Many voices: Nearly 100 contribute input at community forums on dementia
WILLMAR -- The small-group conversations got intense at a pair of local forums Wednesday on setting priorities for a community response to Alzheimer's disease and other forms of age-related dementia.
WILLMAR - The small-group conversations got intense at a pair of local forums Wednesday on setting priorities for a community response to Alzheimer’s disease and other forms of age-related dementia.
Service pro-viders spoke of being in frequent crisis mode, struggling to help families find the right care for a loved one with Alzheimer’s.
Adult children described the difficulty of long-distance care-giving and balancing their own lives and careers with the needs of an aging parent with dementia. “We’re all stressed,” declared one woman.
And what about families who lack money and the wherewithal to navigate the system? Who’s going to help them?
Close to 100 people attended the two community forums, held Wednesday by the Willmar ACT on Alzheimer’s coalition to gather input that will help shape the future of living with dementia in Kandiyohi County.
“That’s our ultimate goal, to become a dementia-friendly community,” said Andrea Carruthers, coordinator of the initiative.
Willmar is among a handful of pilot sites in Minnesota for developing tools that support and educate everyone, from families and health care providers to clergy, employers and retailers, and readying the state for what lies ahead.

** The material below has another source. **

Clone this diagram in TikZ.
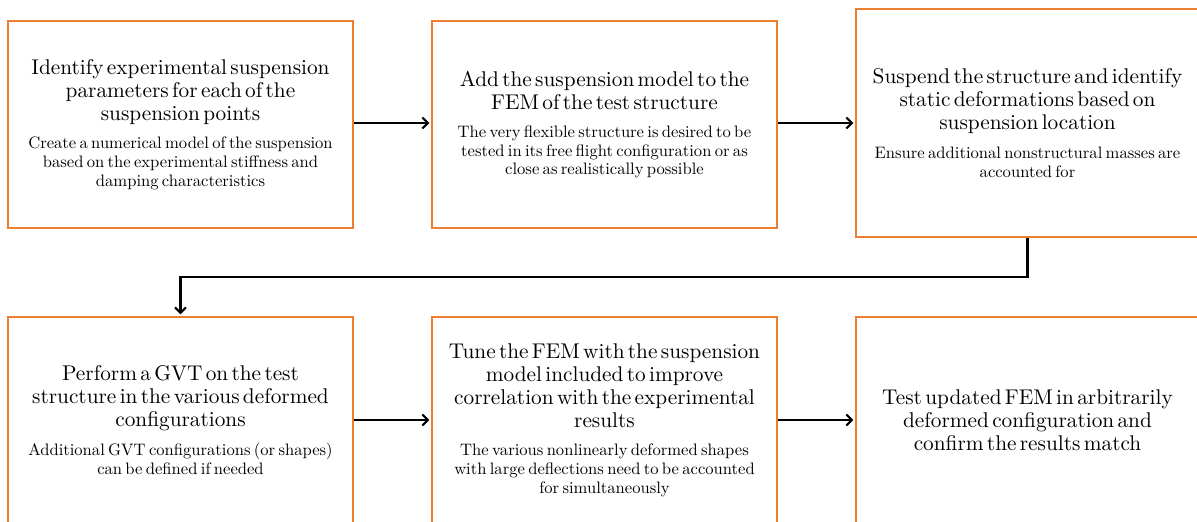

The growing number of older adults with memory loss means that most people at some point will encounter age-related dementia, either within their immediate family or someone they know, said Jenna Herbig, regional care coordinator with the Alzheimer’s Association in St. Cloud.
“It doesn’t just affect that person who’s diagnosed. It also affects their family and friends,” she said.
According to 2012 estimates, Kandiyohi County is home to 825 older adults with Alzheimer’s disease or related dementia. About 125 of them live alone.
How should the community respond, so that people receive appropriate care and the financial, social and human costs are less burdensome?
That’s the goal of the ACT on Alzheimer’s team, which has been meeting since the beginning of the year to identify issues and priorities and come up with a plan. The group’s work is being funded with a two-year grant from Blue Cross and Blue Shield of Minnesota and the Medica Foundation.
Carruthers said the coalition spent several months conducting interviews with a cross-section of families, providers and community representatives. Key issues that emerged were a need for caregiver support, education and overall public awareness.
The forums were a final step in collecting input that will help determine one or two specific priorities for the coalition to work on.
“What do we want to accomplish? You are going to have some say in that,” Carruthers said.
Coalition members will have a considerable volume of comments to weigh from the public forums.
At one table, people talked about how to address reluctance to screen individuals for Alzheimer’s and the need for a nonthreatening message. Elsewhere, participants wondered if Alzheimer’s could someday acquire the same marketing cachet as breast cancer.
A common theme was the struggle to connect people with available resources when they need them.
“We have a county rich in resources. We’re learning a lot of people don’t know how to access our resources,” Carruthers said.
Results based on the interviews and public forums will be compiled and shared with community this summer. A final plan must be submitted to the state in July, with implementation starting in early fall.
Carruthers urged the forum participants to spread the word and to consider volunteering with the ACT on Alzheimer’s team to help move the process forward.
“Numbers count. It’s people power,” she said. “There’s momentum in this. This is just the beginning.”